• _Work to do_: Quote the data exactly, first line to the line containing "const seriesLabels = ['10%', '20%', '30%', '40%', '50%', '60%'];", with no pictures.

————————

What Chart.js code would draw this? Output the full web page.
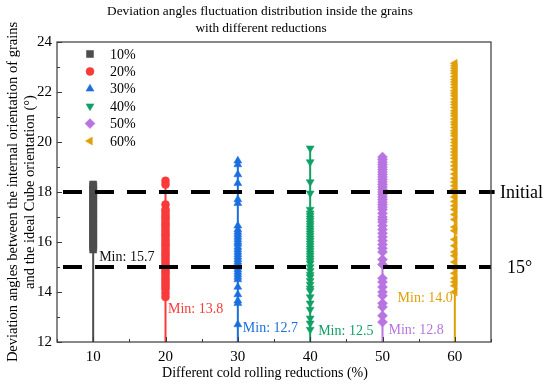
<!DOCTYPE html>
<html lang="en">
<head>
  <meta charset="UTF-8">
  <title>Deviation angles fluctuation distribution</title>
  <script src="https://cdn.jsdelivr.net/npm/chart.js"></script>
  <style>
    html, body { margin: 0; padding: 0; background: #fff; }
  </style>
</head>
<body>
  <canvas id="chart" width="550" height="386"></canvas>

  <script>
    // Cold rolling reductions (%) and the series shown at each one
    const reductions = [10, 20, 30, 40, 50, 60];
    const seriesLabels = ['10%', '20%', '30%', '40%', '50%', '60%'];

    // Deviation angles (deg), one list per reduction
    const dev10 = [18.3, 18.22, 18.1, 18.0, 17.92, 17.8, 17.7, 17.6, 17.5, 17.42, 17.3, 17.2, 17.1, 17.0,
      16.9, 16.8, 16.72, 16.6, 16.5, 16.4, 16.3, 16.2, 16.1, 16.0, 15.9, 15.8, 15.7];
    const dev20 = [18.45, 18.3, 17.5, 17.3, 17.22, 17.1, 17.0, 16.92, 16.8, 16.7, 16.62, 16.5, 16.4, 16.3,
      16.22, 16.1, 16.0, 15.9, 15.82, 15.7, 15.6, 15.5, 15.42, 15.3, 15.2, 15.1, 15.0, 14.9, 14.8, 14.72,
      14.6, 14.5, 14.4, 14.3, 14.2, 14.1, 13.95, 13.8];
    const dev30 = [19.25, 19.1, 18.7, 18.35, 17.7, 17.55, 16.65, 16.5, 16.4, 16.3, 16.2, 16.1, 16.0, 15.92,
      15.8, 15.7, 15.6, 15.5, 15.4, 15.3, 15.2, 15.1, 15.0, 14.9, 14.8, 14.7, 14.6, 14.5, 14.2, 13.9, 13.65,
      13.55, 12.7];
    const dev40 = [19.75, 19.2, 18.4, 17.95, 17.3, 17.15, 17.05, 16.95, 16.85, 16.75, 16.65, 16.55, 16.45,
      16.35, 16.25, 16.15, 16.05, 15.95, 15.85, 15.75, 15.65, 15.55, 15.45, 15.35, 15.25, 15.15, 15.0, 14.85,
      14.7, 14.6, 14.45, 14.3, 14.15, 14.05, 13.8, 13.55, 13.3, 12.95, 12.75, 12.5];
    const dev50 = [19.4, 19.3, 19.2, 19.1, 19.0, 18.9, 18.8, 18.7, 18.6, 18.5, 18.4, 18.3, 18.2, 18.1, 18.0,
      17.9, 17.8, 17.7, 17.6, 17.5, 17.4, 17.3, 17.15, 17.0, 16.9, 16.8, 16.65, 16.5, 16.35, 16.2, 16.05,
      15.9, 15.75, 15.6, 15.3, 15.1, 14.55, 14.4, 14.2, 14.0, 13.85, 13.55, 13.4, 13.05, 12.8];
    const dev60 = [23.15, 23.05, 22.95, 22.85, 22.75, 22.62, 22.5, 22.4, 22.3, 22.18, 22.05, 21.95, 21.85,
      21.72, 21.6, 21.5, 21.38, 21.25, 21.15, 21.05, 20.92, 20.8, 20.7, 20.58, 20.45, 20.35, 20.25, 20.1,
      19.98, 19.85, 19.72, 19.6, 19.48, 19.35, 19.2, 19.05, 18.9, 18.72, 18.55, 18.4, 18.25, 18.1, 17.95,
      17.8, 17.62, 17.45, 17.3, 17.1, 16.9, 16.6, 16.45, 16.1, 15.85, 15.6, 15.45, 15.2, 14.95, 14.75,
      14.55, 14.4, 14.25, 14.0];

    // Reference levels (deg)
    const initialAngle = 18;
    const thresholdAngle = 15;

    // Axis ranges and tick labels
    const xMin = 5, xMax = 65;
    const yMin = 12, yMax = 24;
    const xTickLabels = [10, 20, 30, 40, 50, 60];

    const series = [dev10, dev20, dev30, dev40, dev50, dev60];
    const colors = ['#4d4d4d', '#f83a3a', '#1a6fdf', '#10a066', '#b874e0', '#e09f08'];
    const styles = ['rect', 'circle', 'triangle', 'triangle', 'rectRot', 'triangle'];
    const rotations = [0, 0, 0, 180, 0, -90];
    const radii = [5, 4, 4.6, 4.6, 5, 4.6];

    const serif = '"Liberation Serif", "Times New Roman", serif';

    const datasets = [];

    // dashed reference lines, on top of everything
    datasets.push({
      type: 'line',
      data: [{ x: xMin, y: initialAngle }, { x: xMax + 0.5, y: initialAngle }],
      borderColor: '#000', borderWidth: 4, borderDash: [19, 13], borderDashOffset: 26,
      pointRadius: 0, clip: false, order: 0
    });
    datasets.push({
      type: 'line',
      data: [{ x: xMin, y: thresholdAngle }, { x: xMax, y: thresholdAngle }],
      borderColor: '#000', borderWidth: 4, borderDash: [19, 13], borderDashOffset: 26,
      pointRadius: 0, order: 0
    });

    series.forEach((vals, i) => {
      datasets.push({
        type: 'scatter',
        label: seriesLabels[i],
        data: vals.map(v => ({ x: reductions[i], y: v })),
        pointStyle: styles[i],
        pointRotation: rotations[i],
        pointRadius: radii[i],
        pointHoverRadius: radii[i],
        backgroundColor: colors[i],
        borderColor: colors[i],
        borderWidth: 0.5,
        order: 1
      });
      // drop line from the axis up to the largest value
      datasets.push({
        type: 'line',
        data: [{ x: reductions[i], y: yMin }, { x: reductions[i], y: Math.max(...vals) }],
        borderColor: colors[i], borderWidth: 2, pointRadius: 0, order: 2
      });
    });

    // min labels: pixel nudges from the min point
    const minLabelNudge = [
      { dx: 6, dy: 7.5, align: 'left' },
      { dx: 2.5, dy: 12, align: 'left' },
      { dx: 5, dy: 3.5, align: 'left' },
      { dx: 8, dy: 1.5, align: 'left' },
      { dx: 6, dy: 8, align: 'left' },
      { dx: -2, dy: 6, align: 'right' }
    ];

    const decorations = {
      id: 'decorations',
      afterDraw(chart) {
        const ctx = chart.ctx;
        const a = chart.chartArea;
        const xs = chart.scales.x, ys = chart.scales.y;
        ctx.save();

        // frame
        ctx.strokeStyle = '#3a3a3a';
        ctx.lineWidth = 1.2;
        ctx.strokeRect(a.left, a.top, a.right - a.left, a.bottom - a.top);

        // inward ticks
        ctx.lineWidth = 1;
        ctx.beginPath();
        for (let v = yMin; v <= yMax; v += 1) {
          const py = Math.round(ys.getPixelForValue(v)) + 0.5;
          const len = v % 2 === 0 ? 5 : 3;
          ctx.moveTo(a.left, py); ctx.lineTo(a.left + len, py);
        }
        for (let v = xMin; v <= xMax; v += 5) {
          const px = Math.round(xs.getPixelForValue(v)) + 0.5;
          const len = v % 10 === 0 ? 5 : 3;
          ctx.moveTo(px, a.bottom); ctx.lineTo(px, a.bottom - len);
        }
        ctx.stroke();

        // title
        ctx.fillStyle = '#000';
        ctx.textAlign = 'center';
        ctx.textBaseline = 'middle';
        ctx.font = '13.3px ' + serif;
        ctx.fillText('Deviation angles fluctuation distribution inside the grains', 260, 12);
        ctx.fillText('with different reductions', 261, 29);

        // x axis title
        ctx.font = '14px ' + serif;
        ctx.fillText('Different cold rolling reductions (%)', 265, 373);

        // y axis title
        ctx.save();
        ctx.translate(13, (a.top + a.bottom) / 2);
        ctx.rotate(-Math.PI / 2);
        ctx.font = '14.5px ' + serif;
        ctx.fillText('Deviation angles between the internal orientation of grains', 0, 0);
        ctx.fillText('and the ideal Cube orientation (\u00b0)', 0, 17);
        ctx.restore();

        // reference level labels
        ctx.textAlign = 'left';
        ctx.font = '18px ' + serif;
        ctx.fillText('Initial', 500, ys.getPixelForValue(initialAngle) + 1);
        ctx.fillText('15\u00b0', 507, ys.getPixelForValue(thresholdAngle) + 1);

        // min labels
        ctx.font = '14px ' + serif;
        series.forEach((vals, i) => {
          const m = Math.min(...vals);
          const n = minLabelNudge[i];
          ctx.fillStyle = i === 0 ? '#111' : colors[i];
          ctx.textAlign = n.align;
          ctx.fillText('Min: ' + m.toFixed(1), xs.getPixelForValue(reductions[i]) + n.dx, ys.getPixelForValue(m) + n.dy);
        });

        // legend inside the plot
        ctx.textAlign = 'left';
        seriesLabels.forEach((lab, i) => {
          const y = a.top + 12 + i * 17.4;
          const x = a.left + 33;
          ctx.fillStyle = colors[i];
          ctx.strokeStyle = colors[i];
          ctx.lineWidth = 0.5;
          if (Chart.helpers && Chart.helpers.drawPoint) {
            Chart.helpers.drawPoint(ctx, { pointStyle: styles[i], rotation: rotations[i], radius: radii[i], borderWidth: 0.5 }, x, y);
          } else {
            ctx.beginPath(); ctx.arc(x, y, 4, 0, Math.PI * 2); ctx.fill();
          }
          ctx.fillStyle = '#000';
          ctx.font = '14px ' + serif;
          ctx.fillText(lab, a.left + 53, y + 1);
        });

        ctx.restore();
      }
    };

    const chart = new Chart(document.getElementById('chart').getContext('2d'), {
      type: 'scatter',
      data: { datasets: datasets },
      options: {
        responsive: false,
        animation: false,
        events: [],
        layout: { padding: { top: 42, right: 59, left: 0, bottom: 0 } },
        plugins: {
          legend: { display: false },
          title: { display: false },
          tooltip: { enabled: false }
        },
        scales: {
          x: {
            type: 'linear',
            min: xMin, max: xMax,
            afterFit: s => { s.height = 44; },
            afterBuildTicks: s => { s.ticks = xTickLabels.map(v => ({ value: v })); },
            ticks: {
              autoSkip: false, maxRotation: 0, padding: 6,
              color: '#000', font: { family: serif, size: 15 }
            },
            grid: { display: false, drawTicks: false },
            border: { display: false }
          },
          y: {
            min: yMin, max: yMax,
            afterFit: s => { s.width = 57; },
            ticks: {
              stepSize: 2, padding: 5,
              color: '#000', font: { family: serif, size: 15 }
            },
            grid: { display: false, drawTicks: false },
            border: { display: false }
          }
        }
      },
      plugins: [decorations]
    });
  </script>
</body>
</html>
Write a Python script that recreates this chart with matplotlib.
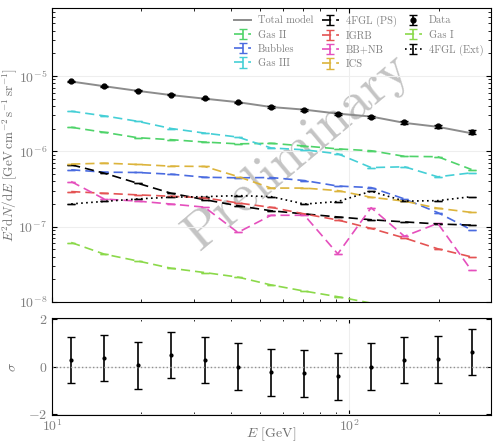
import numpy as np
import matplotlib.pyplot as plt

plt.rcParams.update({
    'font.family': 'cmr10',
    'mathtext.fontset': 'cm',
    'axes.formatter.use_mathtext': True,
    'font.size': 10,
    'xtick.direction': 'in',
    'ytick.direction': 'in',
    'xtick.top': True,
    'ytick.right': True,
    'xtick.major.pad': 2.5,
    'xtick.color': 'black',
    'ytick.color': 'black',
    'xtick.labelcolor': '#808080',
    'ytick.labelcolor': '#808080',
    'axes.labelcolor': '#707070',
})

# Energy bin centres [GeV]
energy = [11.6, 15.0, 19.4, 25.2, 32.6, 42.2, 54.6, 70.7, 91.5, 118.5, 153.4, 198.6, 257.9]

# Data and total model
data = [8.5e-6, 7.36e-6, 6.37e-6, 5.63e-6, 5.04e-6, 4.50e-6, 3.86e-6,
        3.56e-6, 3.14e-6, 2.90e-6, 2.42e-6, 2.15e-6, 1.81e-6]
data_err = [1.3e-7, 1.2e-7, 1.1e-7, 1.0e-7, 9.5e-8, 9.0e-8, 8.5e-8,
            8.5e-8, 8.5e-8, 8.5e-8, 9.0e-8, 9.5e-8, 1.1e-7]
total_model = [8.46e-6, 7.32e-6, 6.36e-6, 5.58e-6, 5.01e-6, 4.50e-6, 3.88e-6,
               3.58e-6, 3.17e-6, 2.90e-6, 2.39e-6, 2.12e-6, 1.74e-6]

# Model components
gas1 = [6.18e-8, 4.33e-8, 3.52e-8, 2.81e-8, 2.47e-8, 2.15e-8, 1.69e-8,
        1.40e-8, 1.18e-8, 9.7e-9, 8.0e-9, 6.5e-9, 5.3e-9]
gas2 = [2.09e-6, 1.79e-6, 1.52e-6, 1.43e-6, 1.33e-6, 1.26e-6, 1.28e-6,
        1.18e-6, 1.08e-6, 1.02e-6, 8.6e-7, 8.5e-7, 5.75e-7]
gas3 = [3.41e-6, 2.96e-6, 2.51e-6, 2.01e-6, 1.75e-6, 1.55e-6, 1.11e-6,
        1.05e-6, 9.3e-7, 6.1e-7, 6.25e-7, 4.6e-7, 5.2e-7]
bubbles = [5.7e-7, 5.3e-7, 5.25e-7, 4.98e-7, 4.54e-7, 4.46e-7, 4.5e-7,
           4.1e-7, 3.47e-7, 3.31e-7, 2.34e-7, 1.54e-7, 9.1e-8]
ics = [6.78e-7, 6.98e-7, 6.71e-7, 6.37e-7, 6.31e-7, 4.64e-7, 3.26e-7,
       3.26e-7, 3.02e-7, 2.46e-7, 2.19e-7, 1.76e-7, 1.55e-7]
ps_4fgl = [6.65e-7, 5.14e-7, 3.78e-7, 2.78e-7, 2.29e-7, 1.9e-7, 1.63e-7,
           1.48e-7, 1.35e-7, 1.24e-7, 1.16e-7, 1.09e-7, 1.05e-7]
igrb = [2.93e-7, 2.78e-7, 2.65e-7, 2.54e-7, 2.42e-7, 2.07e-7, 1.81e-7,
        1.48e-7, 1.23e-7, 9.5e-8, 7.1e-8, 5.1e-8, 3.98e-8]
bbnb = [3.98e-7, 2.33e-7, 2.19e-7, 2.0e-7, 1.82e-7, 8.4e-8, 1.42e-7,
        1.42e-7, 4.37e-8, 1.79e-7, 7.47e-8, 1.11e-7, 2.63e-8]
ext_4fgl = [2.01e-7, 2.17e-7, 2.34e-7, 2.47e-7, 2.51e-7, 2.59e-7, 2.51e-7,
            2.0e-7, 2.16e-7, 2.96e-7, 2.19e-7, 2.22e-7, 2.51e-7]

# Residuals [sigma]
resid = [0.29, 0.37, 0.05, 0.49, 0.28, -0.01, -0.25, -0.28, -0.41, -0.01, 0.28, 0.30, 0.61]
resid_err = [0.98, 0.98, 0.98, 0.98, 0.98, 0.99, 0.99, 0.99, 0.99, 0.99, 0.98, 0.99, 0.98]

fig = plt.figure(figsize=(4.93, 4.43), dpi=100)
ax = fig.add_axes([0.1055, 0.318, 0.8905, 0.664])
axr = fig.add_axes([0.1055, 0.0632, 0.8905, 0.2188])

def comp(y, color, label, ls='--'):
    ax.errorbar(energy, y, yerr=np.zeros(len(y)), color=color, ls=ls, lw=1.2,
                capsize=3, label=label, dashes=(5.5, 3) if ls == '--' else (1, 2))

ax.plot(energy, total_model, color='#8c8c8c', lw=1.4, label='Total model', zorder=3)
comp(gas2, '#4fd36a', 'Gas II')
comp(bubbles, '#4a6be0', 'Bubbles')
comp(gas3, '#45cfd6', 'Gas III')
comp(ps_4fgl, 'black', '4FGL (PS)')
comp(igrb, '#e45353', 'IGRB')
comp(bbnb, '#e54fbd', 'BB+NB')
comp(ics, '#dcb43c', 'ICS')
ax.errorbar(energy, data, yerr=data_err, fmt='o', color='black', ms=3.5,
            capsize=3, elinewidth=1.2, label='Data', zorder=4)
comp(gas1, '#8bd94a', 'Gas I')
comp(ext_4fgl, 'black', '4FGL (Ext)', ls=':')

ax.set_xscale('log')
ax.set_yscale('log')
ax.set_xlim(10, 300)
ax.set_ylim(1e-8, 8e-5)
ax.tick_params(axis='x', which='both', labelbottom=False)
ax.set_ylabel(r'$E^2{\rm d}N/{\rm d}E\ [{\rm GeV\,cm^{-2}\,s^{-1}\,sr^{-1}}]$',
              fontsize=9.5)
ax.yaxis.set_label_coords(-0.075, 0.5)
ax.grid(True, which='major', color='#eeeeee', lw=0.8)

leg = ax.legend(ncol=3, loc='upper right', frameon=False, fontsize=7.5,
                handlelength=1.6, columnspacing=0.8, labelspacing=0.45,
                handletextpad=0.7, borderaxespad=0.3)
for t in leg.get_texts():
    t.set_color('#808080')

ax.text(0.56, 0.51, 'Preliminary', transform=ax.transAxes, fontsize=39,
        color='#b0b0b0', alpha=0.75, rotation=40, ha='center', va='center',
        zorder=0)

axr.errorbar(energy, resid, yerr=resid_err, fmt='o', color='black', ms=2,
             capsize=3, elinewidth=1.2)
axr.axhline(0, color='#909090', ls=':', lw=1)
axr.set_xscale('log')
axr.set_xlim(10, 300)
axr.set_ylim(-2.05, 2.05)
axr.set_yticks([-2, 0, 2])
axr.set_ylabel(r'$\sigma$')
axr.yaxis.set_label_coords(-0.075, 0.5)
axr.set_xlabel(r'$E$ [GeV]', fontsize=10)
axr.xaxis.set_label_coords(0.5, -0.11)
axr.grid(True, which='major', color='#eeeeee', lw=0.8)

fig.savefig('out.png', dpi=100)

————————

• _Task result_:
What Chart.js code would draw this? Output the full web page.
<!DOCTYPE html>
<html lang="en">
<head>
  <meta charset="UTF-8">
  <title>Deviation angles fluctuation distribution</title>
  <script src="https://cdn.jsdelivr.net/npm/chart.js"></script>
  <style>
    html, body { margin: 0; padding: 0; background: #fff; }
  </style>
</head>
<body>
  <canvas id="chart" width="550" height="386"></canvas>

  <script>
    // Cold rolling reductions (%) and the series shown at each one
    const reductions = [10, 20, 30, 40, 50, 60];
    const seriesLabels = ['10%', '20%', '30%', '40%', '50%', '60%'];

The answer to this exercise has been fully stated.